**DO THIS:**
Starting with the first line below, extract each line through the one that contains "(pbxend) at (1222,95);", inclusive, excluding pictures.

===== GIVEN MATERIAL

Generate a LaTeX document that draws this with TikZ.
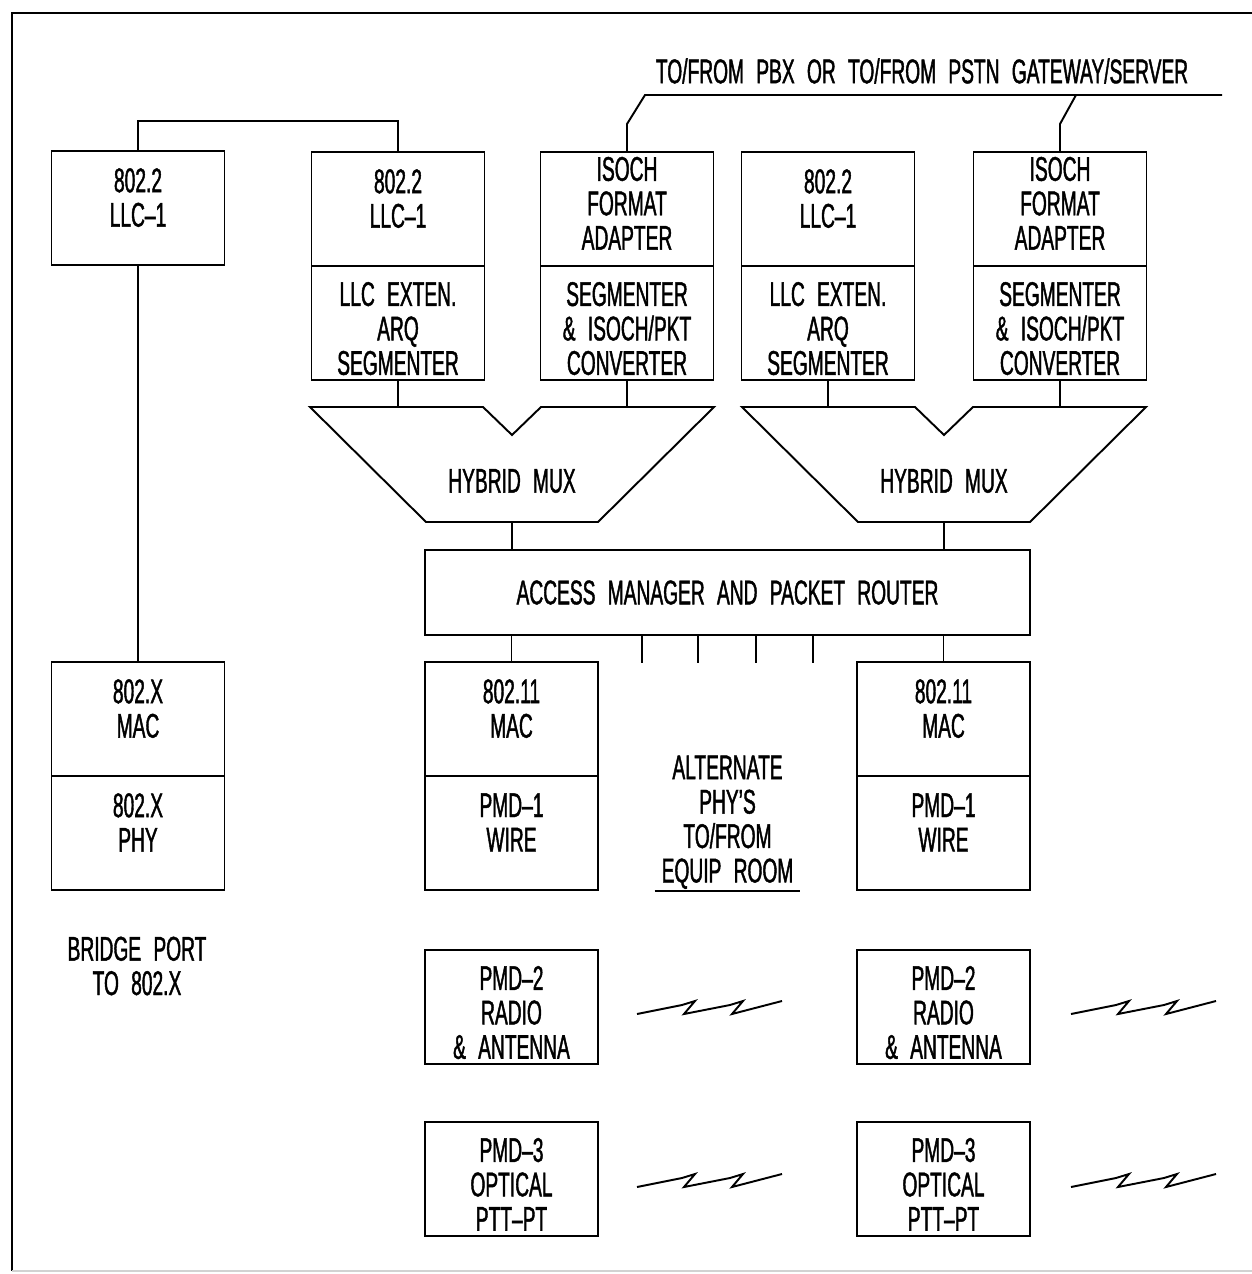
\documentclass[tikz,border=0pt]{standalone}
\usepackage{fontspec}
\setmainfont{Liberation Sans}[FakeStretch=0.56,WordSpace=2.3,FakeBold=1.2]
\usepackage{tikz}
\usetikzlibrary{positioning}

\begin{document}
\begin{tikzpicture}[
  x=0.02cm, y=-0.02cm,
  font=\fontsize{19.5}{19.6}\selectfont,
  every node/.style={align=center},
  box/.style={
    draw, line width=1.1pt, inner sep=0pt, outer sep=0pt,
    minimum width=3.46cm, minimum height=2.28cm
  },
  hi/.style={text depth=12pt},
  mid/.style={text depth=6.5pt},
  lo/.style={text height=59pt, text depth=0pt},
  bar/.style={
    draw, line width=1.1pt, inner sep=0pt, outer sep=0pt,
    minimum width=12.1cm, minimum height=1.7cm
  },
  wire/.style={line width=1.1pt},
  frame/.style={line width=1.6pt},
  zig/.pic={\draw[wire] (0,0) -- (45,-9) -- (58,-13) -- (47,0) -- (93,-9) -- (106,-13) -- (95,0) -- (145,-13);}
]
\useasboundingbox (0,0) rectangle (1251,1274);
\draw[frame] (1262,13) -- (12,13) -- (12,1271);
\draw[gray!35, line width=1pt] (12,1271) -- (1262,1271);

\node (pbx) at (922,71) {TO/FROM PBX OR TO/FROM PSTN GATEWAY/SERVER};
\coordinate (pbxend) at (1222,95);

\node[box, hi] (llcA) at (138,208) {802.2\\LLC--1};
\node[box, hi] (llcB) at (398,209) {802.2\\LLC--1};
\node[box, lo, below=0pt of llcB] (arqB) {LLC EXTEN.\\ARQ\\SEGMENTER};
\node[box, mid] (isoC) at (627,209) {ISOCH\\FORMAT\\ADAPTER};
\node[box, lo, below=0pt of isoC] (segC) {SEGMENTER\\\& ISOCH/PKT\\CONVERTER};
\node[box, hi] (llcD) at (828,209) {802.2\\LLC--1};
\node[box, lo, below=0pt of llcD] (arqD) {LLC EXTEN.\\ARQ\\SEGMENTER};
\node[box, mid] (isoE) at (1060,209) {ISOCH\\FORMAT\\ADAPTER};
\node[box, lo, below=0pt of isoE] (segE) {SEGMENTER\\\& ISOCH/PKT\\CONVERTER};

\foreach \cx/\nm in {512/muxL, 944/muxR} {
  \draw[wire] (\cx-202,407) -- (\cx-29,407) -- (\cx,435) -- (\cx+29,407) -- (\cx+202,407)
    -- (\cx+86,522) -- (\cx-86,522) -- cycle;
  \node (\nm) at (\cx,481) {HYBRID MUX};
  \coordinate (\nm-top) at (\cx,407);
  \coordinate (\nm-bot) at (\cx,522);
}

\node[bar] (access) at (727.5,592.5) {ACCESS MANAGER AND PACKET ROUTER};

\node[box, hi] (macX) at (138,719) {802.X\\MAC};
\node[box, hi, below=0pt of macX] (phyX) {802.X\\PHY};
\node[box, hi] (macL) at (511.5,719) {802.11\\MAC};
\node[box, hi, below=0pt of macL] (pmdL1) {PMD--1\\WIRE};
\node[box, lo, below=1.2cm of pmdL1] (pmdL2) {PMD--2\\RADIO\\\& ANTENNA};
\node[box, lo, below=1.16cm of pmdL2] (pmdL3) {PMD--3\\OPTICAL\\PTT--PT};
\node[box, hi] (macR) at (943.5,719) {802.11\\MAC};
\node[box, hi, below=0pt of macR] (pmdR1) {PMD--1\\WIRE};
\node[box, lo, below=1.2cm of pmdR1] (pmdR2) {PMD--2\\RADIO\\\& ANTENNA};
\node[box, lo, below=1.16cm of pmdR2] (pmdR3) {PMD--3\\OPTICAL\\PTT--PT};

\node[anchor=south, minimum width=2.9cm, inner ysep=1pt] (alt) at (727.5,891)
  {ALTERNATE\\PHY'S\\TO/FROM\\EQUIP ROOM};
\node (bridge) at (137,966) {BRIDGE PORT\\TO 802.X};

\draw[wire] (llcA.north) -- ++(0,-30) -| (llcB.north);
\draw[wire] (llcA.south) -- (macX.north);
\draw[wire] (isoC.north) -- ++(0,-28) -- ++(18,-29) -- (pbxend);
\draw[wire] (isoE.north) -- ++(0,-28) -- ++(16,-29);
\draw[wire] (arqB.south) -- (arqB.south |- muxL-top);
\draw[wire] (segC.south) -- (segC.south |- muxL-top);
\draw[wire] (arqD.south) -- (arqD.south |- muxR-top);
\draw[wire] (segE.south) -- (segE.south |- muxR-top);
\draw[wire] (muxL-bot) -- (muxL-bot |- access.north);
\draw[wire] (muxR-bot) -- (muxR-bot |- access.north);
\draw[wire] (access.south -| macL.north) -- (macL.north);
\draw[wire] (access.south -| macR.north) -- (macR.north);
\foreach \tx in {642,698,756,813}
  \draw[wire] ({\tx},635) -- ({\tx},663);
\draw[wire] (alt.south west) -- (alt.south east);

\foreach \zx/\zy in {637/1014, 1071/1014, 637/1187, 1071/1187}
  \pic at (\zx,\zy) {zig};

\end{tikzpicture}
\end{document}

==========

**FULL RESPONSE:**
Generate a LaTeX document that draws this with TikZ.
\documentclass[tikz,border=0pt]{standalone}
\usepackage{fontspec}
\setmainfont{Liberation Sans}[FakeStretch=0.56,WordSpace=2.3,FakeBold=1.2]
\usepackage{tikz}
\usetikzlibrary{positioning}

\begin{document}
\begin{tikzpicture}[
  x=0.02cm, y=-0.02cm,
  font=\fontsize{19.5}{19.6}\selectfont,
  every node/.style={align=center},
  box/.style={
    draw, line width=1.1pt, inner sep=0pt, outer sep=0pt,
    minimum width=3.46cm, minimum height=2.28cm
  },
  hi/.style={text depth=12pt},
  mid/.style={text depth=6.5pt},
  lo/.style={text height=59pt, text depth=0pt},
  bar/.style={
    draw, line width=1.1pt, inner sep=0pt, outer sep=0pt,
    minimum width=12.1cm, minimum height=1.7cm
  },
  wire/.style={line width=1.1pt},
  frame/.style={line width=1.6pt},
  zig/.pic={\draw[wire] (0,0) -- (45,-9) -- (58,-13) -- (47,0) -- (93,-9) -- (106,-13) -- (95,0) -- (145,-13);}
]
\useasboundingbox (0,0) rectangle (1251,1274);
\draw[frame] (1262,13) -- (12,13) -- (12,1271);
\draw[gray!35, line width=1pt] (12,1271) -- (1262,1271);

\node (pbx) at (922,71) {TO/FROM PBX OR TO/FROM PSTN GATEWAY/SERVER};
\coordinate (pbxend) at (1222,95);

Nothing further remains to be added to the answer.